New guidance released on HIV in primary care

The recommendations from the HIV Medicine Association of the Infectious Diseases Society of America update a 2013 guideline on this topic and reflect the changing primary care needs of people with HIV who have longer lifespans due to improved treatment.


The HIV Medicine Association of the Infectious Diseases Society of America recently released updated guidance on managing patients with HIV in primary care.

The guidance updates the group's 2013 guideline on this topic and reflects the primary care needs of people with HIV who have longer lifespans due to improved availability of effective treatments. It was developed by an expert panel based on literature published from 2013 to December 2019, as well as guidelines from the CDC Advisory Committee on Immunization Practices released in January 2020 and research on COVID-19. The guidance's 96 recommendations cover optimization of care engagement, medication adherence, and viral suppression; initial evaluation and routine health care maintenance; and management of metabolic and other comorbid conditions associated with antiretroviral therapy (ART) and aging, among other topics. The guidance also includes a new section on special considerations for transgender and gender-diverse populations and on COVID-19 in people with HIV.
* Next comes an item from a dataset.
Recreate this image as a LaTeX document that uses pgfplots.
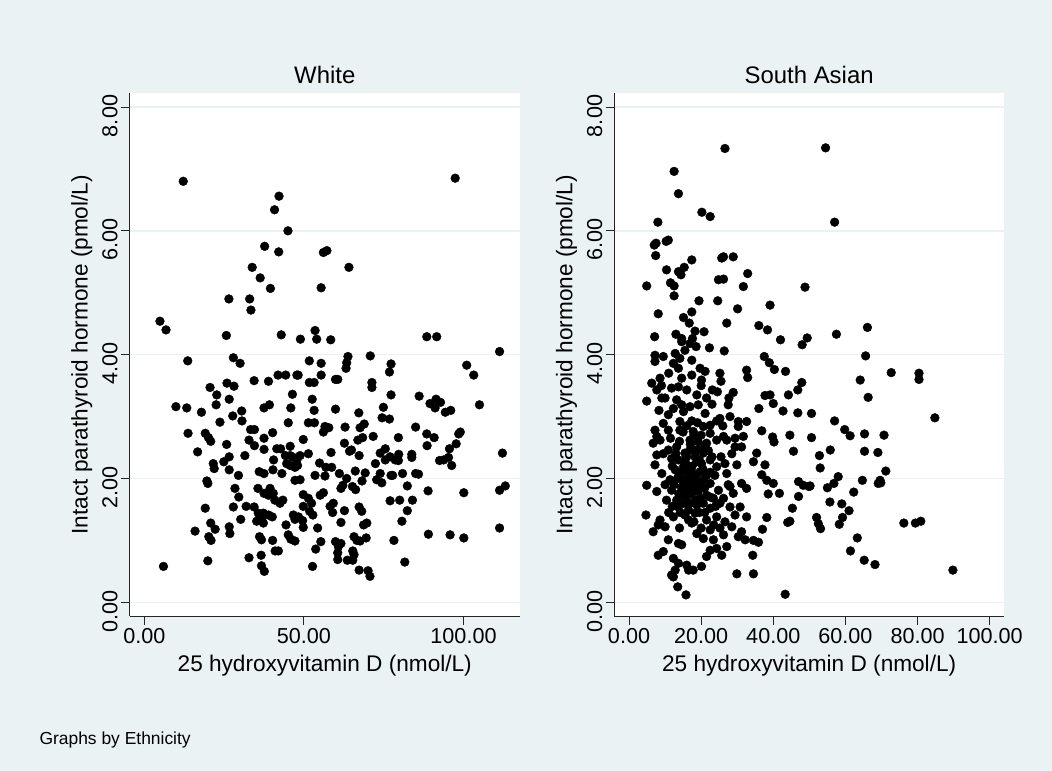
\documentclass[border=0pt]{standalone}
\usepackage{fontspec}
\setmainfont{Liberation Sans}
\usepackage{pgfplots}
\usepackage{pgfplotstable}
\pgfplotsset{compat=1.18}
\definecolor{stbg}{RGB}{234,242,243}
\definecolor{stgrid}{RGB}{234,242,243}

\pgfplotstableread{
x y
12.2 6.80
97.4 6.85
42.2 6.56
40.8 6.34
45.0 6.00
37.7 5.75
42.1 5.66
56.1 5.65
57.2 5.68
64.1 5.41
33.8 5.41
36.3 5.24
39.5 5.07
55.4 5.08
26.5 4.90
33.0 4.90
33.4 4.72
4.9 4.54
6.8 4.40
25.7 4.31
42.9 4.32
48.9 4.25
53.5 4.39
54.0 4.25
58.4 4.24
88.5 4.29
91.6 4.29
111.3 4.05
70.8 3.98
63.8 3.97
63.4 3.87
63.2 3.78
13.6 3.90
27.9 3.95
30.0 3.86
51.7 3.90
55.4 3.86
77.3 3.85
76.8 3.72
101.0 3.83
103.2 3.67
41.9 3.67
44.3 3.67
47.8 3.67
48.2 3.67
55.4 3.67
34.4 3.58
38.9 3.57
59.9 3.60
60.6 3.60
71.3 3.55
71.3 3.47
51.7 3.55
53.2 3.55
20.6 3.47
25.9 3.54
28.1 3.49
22.7 3.35
22.5 3.19
46.4 3.36
26.6 3.28
52.6 3.28
77.3 3.35
86.1 3.33
91.4 3.28
92.8 3.23
89.5 3.21
91.1 3.14
105.0 3.19
9.9 3.16
13.3 3.14
37.5 3.14
39.2 3.19
45.9 3.14
53.2 3.10
59.9 3.12
74.9 3.15
17.9 3.07
30.5 3.09
27.7 3.01
30.6 2.93
67.2 3.06
94.3 3.07
96.0 3.10
74.5 2.98
76.8 2.96
23.7 2.91
45.1 2.90
51.4 2.90
53.3 2.90
56.6 2.84
57.8 2.82
56.1 2.75
62.9 2.83
68.9 2.88
67.6 2.82
85.0 2.83
33.3 2.79
34.5 2.79
40.2 2.74
13.7 2.73
19.1 2.73
20.1 2.66
20.8 2.60
88.5 2.72
90.8 2.66
98.5 2.72
99.0 2.75
97.7 2.56
37.5 2.65
49.8 2.63
68.4 2.66
66.9 2.62
64.9 2.46
64.3 2.44
62.7 2.57
71.7 2.68
79.6 2.66
32.8 2.62
34.5 2.53
25.8 2.55
42.7 2.48
45.7 2.52
41.5 2.48
88.6 2.53
95.6 2.48
37.5 2.47
75.5 2.48
73.9 2.41
77.0 2.35
75.5 2.30
16.7 2.43
31.5 2.37
26.6 2.35
51.4 2.40
44.2 2.37
45.7 2.37
46.7 2.34
47.8 2.30
48.8 2.37
47.2 2.18
45.7 2.21
48.0 2.21
44.6 2.24
58.5 2.42
67.3 2.37
83.8 2.39
83.8 2.34
79.7 2.39
78.6 2.30
79.6 2.29
92.5 2.29
93.8 2.30
95.3 2.34
112.2 2.41
40.5 2.30
40.3 2.14
21.6 2.24
21.9 2.16
24.9 2.27
26.6 2.14
54.9 2.25
56.9 2.18
58.7 2.18
72.4 2.24
96.3 2.21
36.0 2.11
37.5 2.08
43.1 2.08
29.5 2.05
53.5 2.05
56.6 2.04
61.1 2.08
63.4 2.00
66.1 2.12
69.2 2.09
73.9 2.08
72.8 1.98
74.4 1.93
77.3 2.05
77.8 2.05
80.9 2.08
85.9 2.07
85.0 2.08
47.2 1.97
48.8 1.98
68.2 1.96
19.6 1.96
19.9 1.92
111.3 1.81
113.1 1.88
28.4 1.84
35.6 1.84
39.4 1.84
37.5 1.76
38.9 1.73
40.4 1.76
61.6 1.84
62.2 1.89
65.2 1.87
66.2 1.82
82.4 1.88
88.9 1.80
100.1 1.77
49.8 1.74
56.1 1.77
55.1 1.73
29.6 1.70
40.9 1.65
42.5 1.60
43.4 1.65
77.0 1.64
80.0 1.65
84.0 1.65
51.4 1.68
52.4 1.60
58.2 1.55
59.2 1.60
67.3 1.54
68.1 1.47
31.9 1.55
34.4 1.54
27.9 1.54
19.1 1.52
49.8 1.55
51.8 1.47
52.8 1.41
35.7 1.44
37.3 1.44
35.2 1.31
36.7 1.34
59.0 1.45
62.7 1.48
82.4 1.48
40.1 1.38
38.9 1.41
46.7 1.41
48.3 1.38
47.2 1.34
30.2 1.34
37.3 1.28
20.8 1.28
22.2 1.18
44.4 1.25
49.6 1.32
61.6 1.29
69.7 1.28
68.7 1.25
80.7 1.31
26.6 1.22
26.8 1.11
49.8 1.21
54.3 1.20
111.3 1.20
15.9 1.15
89.0 1.10
95.8 1.09
100.1 1.04
20.2 1.06
20.9 1.00
36.1 1.06
36.7 1.01
40.2 1.00
45.1 1.09
45.9 1.02
47.2 0.99
55.3 0.98
59.9 0.98
61.6 0.95
60.8 0.90
65.7 1.06
66.6 1.00
67.6 0.99
69.5 1.04
78.2 1.00
53.7 0.86
41.0 0.83
42.0 0.83
60.6 0.80
60.6 0.69
65.3 0.83
65.7 0.77
32.8 0.72
36.6 0.76
19.9 0.67
63.6 0.68
65.3 0.68
81.6 0.65
6.0 0.58
52.7 0.58
36.7 0.59
37.6 0.50
67.3 0.52
70.1 0.51
70.7 0.42
}\whitedata

\pgfplotstableread{
x y
26.6 7.33
12.5 6.96
13.7 6.60
20.2 6.30
22.5 6.23
8.0 6.14
7.0 5.77
7.5 5.80
10.3 5.83
10.9 5.85
7.4 5.60
17.4 5.53
25.7 5.56
26.2 5.58
28.9 5.58
10.4 5.37
13.7 5.34
15.3 5.41
14.4 5.29
32.9 5.31
4.9 5.11
11.5 5.16
12.5 5.11
24.8 5.21
26.2 5.22
31.7 5.10
48.8 5.09
12.5 4.95
19.4 4.87
24.6 4.87
30.1 4.74
39.1 4.80
8.1 4.66
15.1 4.60
17.4 4.69
16.7 4.51
27.1 4.51
36.0 4.47
38.4 4.40
42.0 4.24
48.0 4.16
49.4 4.27
7.1 4.29
13.0 4.33
14.6 4.26
18.3 4.38
17.6 4.26
20.8 4.37
22.3 4.11
26.4 4.06
54.5 7.34
57.0 6.14
66.1 4.44
57.5 4.33
65.6 3.98
72.7 3.71
80.4 3.70
80.4 3.60
64.1 3.59
66.3 3.31
84.8 2.98
50.6 3.05
57.0 2.93
59.8 2.79
61.3 2.69
65.3 2.72
70.7 2.70
50.6 2.66
55.8 2.46
52.8 2.37
65.3 2.44
69.0 2.42
53.0 2.17
71.2 2.12
58.0 2.03
56.8 1.92
55.0 1.85
64.7 1.97
69.6 1.97
69.1 1.92
69.8 1.93
50.2 1.88
62.3 1.78
55.7 1.62
59.0 1.59
61.0 1.48
52.0 1.37
52.5 1.27
53.1 1.19
59.2 1.37
58.3 1.26
76.2 1.28
79.4 1.28
80.9 1.31
63.3 1.04
61.4 0.83
65.2 0.68
68.2 0.61
89.8 0.52
37.5 3.97
38.9 3.87
40.3 3.76
43.4 3.73
32.6 3.75
32.9 3.63
47.9 3.55
46.8 3.43
44.2 3.35
37.7 3.34
39.1 3.35
40.0 3.21
36.0 3.13
42.7 3.09
46.8 3.06
36.8 2.77
39.8 2.67
40.2 2.59
44.6 2.70
45.6 2.44
35.4 2.41
34.5 2.27
37.7 2.22
36.8 2.06
38.2 1.97
40.0 1.92
41.7 1.76
38.6 1.75
47.0 1.95
48.3 1.89
49.9 1.87
47.0 1.71
45.3 1.52
44.6 1.31
44.0 1.29
38.2 1.37
37.0 1.18
34.5 1.00
35.9 0.97
34.3 0.76
29.9 0.46
34.5 0.46
43.3 0.13
14.6 4.21
16.9 4.18
18.6 4.13
15.5 4.07
12.8 4.02
7.2 3.99
9.5 3.97
14.1 3.94
17.4 3.91
7.2 3.89
12.3 3.86
13.7 3.78
19.7 3.78
21.1 3.73
17.4 3.67
14.6 3.62
20.1 3.59
25.2 3.70
25.5 3.57
6.3 3.54
8.6 3.62
7.7 3.43
11.8 3.46
13.7 3.48
16.0 3.43
18.8 3.35
23.1 3.43
9.1 3.30
4.9 3.25
13.2 3.27
14.6 3.19
19.2 3.19
12.3 3.13
16.9 3.16
27.7 3.30
28.9 3.39
27.5 3.19
8.3 3.10
10.9 3.03
15.1 3.08
21.1 3.05
25.2 2.97
28.0 3.00
30.3 2.92
32.6 2.92
9.5 2.89
14.1 2.92
17.4 2.93
22.5 2.86
24.3 2.93
7.2 2.78
7.7 2.68
10.9 2.78
14.1 2.78
17.8 2.76
20.6 2.84
22.5 2.73
26.2 2.68
29.4 2.65
31.7 2.68
30.3 2.84
6.7 2.57
8.6 2.62
10.9 2.46
13.2 2.51
16.9 2.62
19.2 2.59
21.5 2.57
24.3 2.62
27.1 2.62
29.4 2.51
31.2 2.51
7.7 2.38
11.8 2.32
15.5 2.41
17.8 2.46
20.6 2.41
22.5 2.30
26.6 2.24
29.9 2.22
7.2 2.22
9.1 2.08
12.8 2.14
16.0 2.22
18.8 2.27
24.3 2.19
27.1 2.08
4.9 1.89
7.7 1.79
11.4 1.98
13.7 2.03
15.5 1.98
17.8 2.03
20.6 1.98
22.5 1.92
24.8 1.81
28.0 1.87
31.2 1.92
32.6 1.84
11.8 1.81
14.6 1.84
16.9 1.87
19.2 1.79
21.5 1.73
10.4 1.65
13.2 1.65
16.0 1.71
18.3 1.65
23.4 1.68
26.2 1.68
28.9 1.76
13.7 1.54
16.5 1.49
18.8 1.57
22.5 1.52
25.2 1.60
28.0 1.54
30.8 1.54
20.6 1.60
15.1 2.19
17.4 2.11
19.7 2.11
16.5 1.98
18.8 1.92
17.4 1.76
19.7 1.68
16.0 2.35
18.3 2.35
20.1 2.24
16.9 2.46
19.2 2.46
13.7 2.30
14.6 1.73
18.3 1.44
16.5 1.33
4.7 1.41
8.6 1.33
6.7 1.14
10.0 1.22
12.3 1.38
15.5 1.41
21.5 1.33
24.3 1.38
26.6 1.30
29.4 1.41
32.6 1.38
17.4 1.28
22.5 1.17
25.2 1.20
28.5 1.22
31.2 1.14
8.1 1.25
10.9 1.01
13.7 0.95
14.6 0.93
18.8 1.11
20.6 1.03
23.4 1.01
26.2 1.09
30.3 1.06
32.2 1.01
8.1 0.76
9.5 0.82
12.3 0.71
13.7 0.63
16.0 0.60
17.8 0.52
20.1 0.58
21.5 0.74
22.5 0.84
24.3 0.87
25.7 0.76
27.1 0.90
12.8 0.52
16.5 0.52
11.8 0.44
13.5 0.25
15.8 0.12
12.3 0.41
13.0 2.40
14.0 2.60
15.0 2.75
16.0 2.85
17.0 2.55
18.0 2.70
19.0 2.90
20.0 2.70
21.0 2.50
22.0 2.45
23.0 2.35
12.0 2.20
13.5 2.00
14.5 2.10
15.5 2.30
16.5 2.10
17.5 2.20
18.5 2.05
19.5 2.30
20.5 2.15
21.5 2.05
22.5 2.10
12.5 1.90
13.8 1.75
15.0 1.90
16.2 1.80
17.2 1.95
18.2 1.80
19.0 1.95
20.0 1.85
21.0 1.85
22.5 1.70
24.0 1.55
12.0 1.55
14.2 1.45
15.2 1.60
17.0 1.60
18.0 1.30
19.5 1.45
21.0 1.45
20.0 1.20
23.5 1.25
14.0 1.20
11.0 1.45
10.0 1.90
9.5 2.40
11.5 2.65
10.0 3.30
11.0 3.70
9.0 3.50
23.0 3.20
24.5 3.40
21.5 3.30
20.0 3.50
26.0 2.85
28.5 2.40
27.5 1.90
25.5 2.35
23.8 2.05
}\asiandata

\pgfplotsset{
  stata/.style={
    scale only axis,
    height=523.5bp,
    axis x line*=bottom, axis y line*=left,
    axis line style={-, line width=0.9bp, black!85},
    axis background/.style={fill=white},
    tick align=outside,
    major tick length=8.5bp,
    every tick/.style={line width=0.9bp, black!85},
    ymin=-0.229, ymax=8.226,
    ytick={0,2,4,6,8},
    ymajorgrids,
    major grid style={line width=1.5bp, stgrid},
    /pgf/number format/.cd, fixed, fixed zerofill, precision=2, assume math mode=true, /pgfplots/.cd,
    tick label style={font=\fontsize{21.7}{26}\selectfont},
    yticklabel style={rotate=90, anchor=south, xshift=-9bp},
    label style={font=\fontsize{22.7}{27}\selectfont},
    xlabel={25 hydroxyvitamin D (nmol/L)},
    ylabel={Intact parathyroid hormone (pmol/L)},
    xlabel style={at={(axis description cs:0.5,-0.0936)}, anchor=center},
    title style={font=\fontsize{24}{28}\selectfont, at={(axis description cs:0.5,1)}, anchor=base, yshift=4bp},
  }
}

\begin{document}
\begin{tikzpicture}
\useasboundingbox (0,0) rectangle (1052bp,771bp);
\fill[stbg] (0,0) rectangle (1052bp,771bp);

\begin{axis}[stata,
  at={(129.5bp,154.5bp)}, anchor=south west,
  width=390.5bp,
  xmin=-4.64, xmax=117.7,
  xtick={0,50,100},
  ylabel style={at={(axis description cs:-0.1224,0.5)}, anchor=center},
  title={White}]
\addplot[only marks, mark=*, mark size=4.4bp, black] table {\whitedata};
\end{axis}

\begin{axis}[stata,
  at={(614.3bp,154.5bp)}, anchor=south west,
  width=389.7bp,
  xmin=-4.08, xmax=103.97,
  xtick={0,20,40,60,80,100},
  ylabel style={at={(axis description cs:-0.1227,0.5)}, anchor=center},
  title={South Asian}]
\addplot[only marks, mark=*, mark size=4.4bp, black] table {\asiandata};
\end{axis}

\node[anchor=base west, font=\fontsize{17.5}{21}\selectfont] at (36bp,27bp) {Graphs by Ethnicity};
\end{tikzpicture}
\end{document}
“While these recommendations seek to provide optimal medical care for persons with HIV, establishing a relationship of trust should guide the structure of the medical visit, the order of ascertainment of medical information, and the delivery of care and treatment,” the guidance said. “For persons who experience stigma and discrimination, optimal care outcomes are dependent on a stigma-free and welcoming care environment. Attention to other barriers that impact care engagement and continuous ART access is essential for successful outcomes.”

The guidance was published Nov. 6 by Clinical Infectious Diseases and is available online.